The number of missions, who is launching them and their complexity illustrate the importance Mars has for purveyors of space exploration policy.
Why are so many missions being sent to Mars in a single month? The answer is different for each player.
NASA’s primary mandate since its beginning has been to explore space. The space agency has been sending robot probes to Mars since the Mariner 4 in the mid-1960s. NASA also has a renewed mandate to send astronauts beyond low Earth orbit to Mars as well as other destinations. Each robotic probe that flies by, orbits or lands on Mars is a prelude to the day when Americans step out of the Mars lander and tread the face of a second alien world. The human expedition to Mars, which will stop by the moon to top off rocket fuel created by lunar water, will be a singular, historic event of this century, dwarfing the Apollo moon landing.

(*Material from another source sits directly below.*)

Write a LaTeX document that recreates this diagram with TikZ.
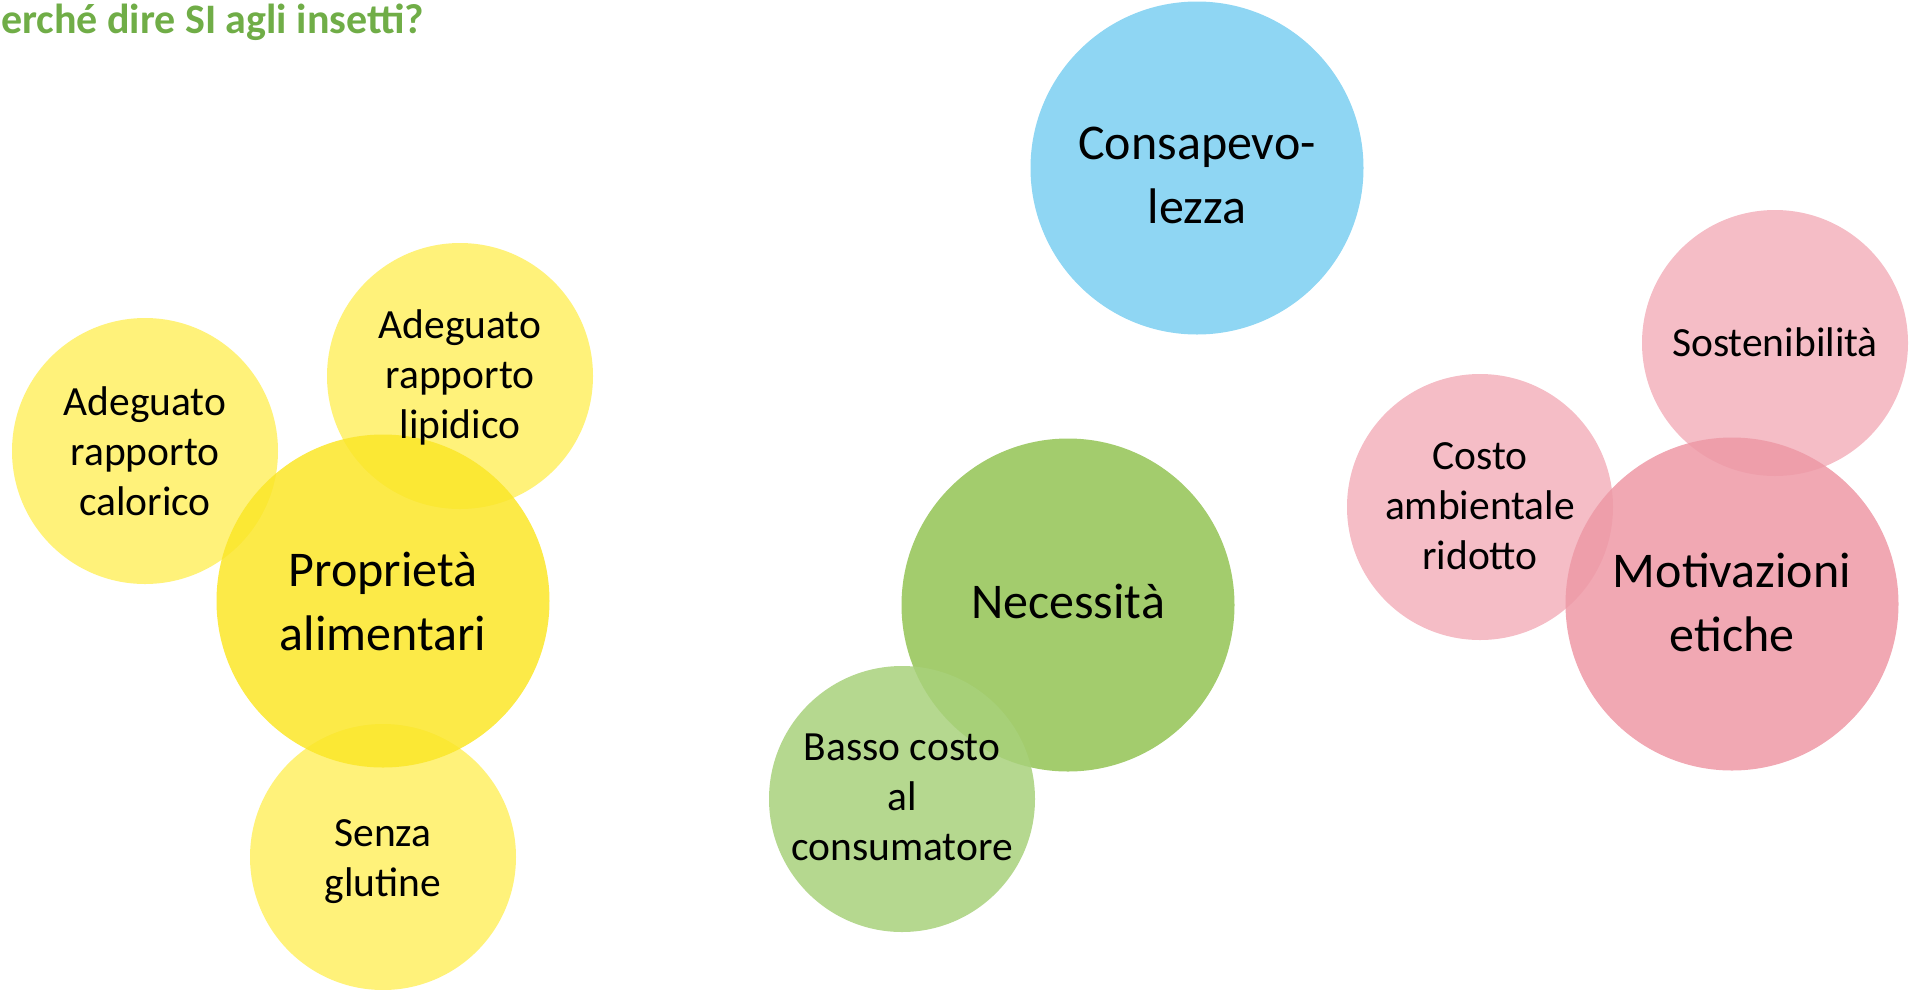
\documentclass[tikz,border=0pt]{standalone}
\usepackage{fontspec}
\setmainfont{Carlito}
\definecolor{titlegreen}{RGB}{112,173,71}
\definecolor{ylsmall}{RGB}{255,240,99}
\definecolor{ylbig}{RGB}{251,230,40}
\definecolor{grbig}{RGB}{147,195,84}
\definecolor{grsmall}{RGB}{168,209,123}
\definecolor{bluec}{RGB}{123,207,241}
\definecolor{pksmall}{RGB}{243,177,188}
\definecolor{pkbig}{RGB}{238,153,166}
\begin{document}
\begin{tikzpicture}[x=1pt,y=-1pt,
  bigc/.style={circle,draw=none,inner sep=0pt,minimum size=333pt,fill opacity=0.85},
  smallc/.style={circle,draw=none,inner sep=0pt,minimum size=266pt,fill opacity=0.85},
  bigt/.style={align=center,inner sep=0pt,font=\fontsize{50}{64}\selectfont,text=black},
  smallt/.style={align=center,inner sep=0pt,font=\fontsize{41.5}{50}\selectfont,text=black}]
\useasboundingbox (0,0) rectangle (1912,989);
\node[anchor=base west,inner sep=0pt,text=titlegreen,font=\fontsize{42}{50}\selectfont\bfseries] (title) at (1,33) {erché dire SI agli insetti?};
% circles
\node[bigc,fill=bluec] (cons) at (1197,168) {};
\node[smallc,fill=ylsmall] (calor) at (145,451) {};
\node[smallc,fill=ylsmall] (lipid) at (460,376) {};
\node[smallc,fill=ylsmall] (glut) at (383,857) {};
\node[bigc,fill=ylbig] (prop) at (383,601) {};
\node[bigc,fill=grbig] (nec) at (1068,605) {};
\node[smallc,fill=grsmall] (basso) at (902,799) {};
\node[smallc,fill=pksmall] (sost) at (1775,343) {};
\node[smallc,fill=pksmall] (amb) at (1480,507) {};
\node[bigc,fill=pkbig] (mot) at (1732,604) {};
% texts
\node[bigt] (cons-t) at ([yshift=-7pt]cons.center) {Consapevo-\\lezza};
\node[smallt] (calor-t) at (calor.center) {Adeguato\\rapporto\\calorico};
\node[smallt] (lipid-t) at ([yshift=-1pt]lipid.center) {Adeguato\\rapporto\\lipidico};
\node[smallt] (glut-t) at ([yshift=-5pt]glut.center) {Senza\\glutine};
\node[bigt] (prop-t) at (prop.center) {Propriet\`a\\alimentari};
\node[bigt] (nec-t) at ([yshift=4pt]nec.center) {Necessit\`a};
\node[smallt] (basso-t) at ([yshift=2pt]basso.center) {Basso costo\\al\\consumatore};
\node[smallt] (sost-t) at ([yshift=1pt]sost.center) {Sostenibilit\`a};
\node[smallt] (amb-t) at ([yshift=1pt]amb.center) {Costo\\ambientale\\ridotto};
\node[bigt] (mot-t) at ([yshift=2pt]mot.center) {Motivazioni\\etiche};
\end{tikzpicture}
\end{document}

China is mounting an expedition to Mars to enhance its status as a major space power. Beijing envisions its space program, which includes a planned crewed space station and several robotic expeditions to the moon leading to a crewed landing, as a means to define itself as a superpower, first as a peer of the United States, but in the long term to supplant America.
The UAE, conscious that oil and gas are beginning to lose their appeal, has embarked on creating a high-tech economy. The Hope mission, the first of its kind by any Arab nation, is part of that strategy.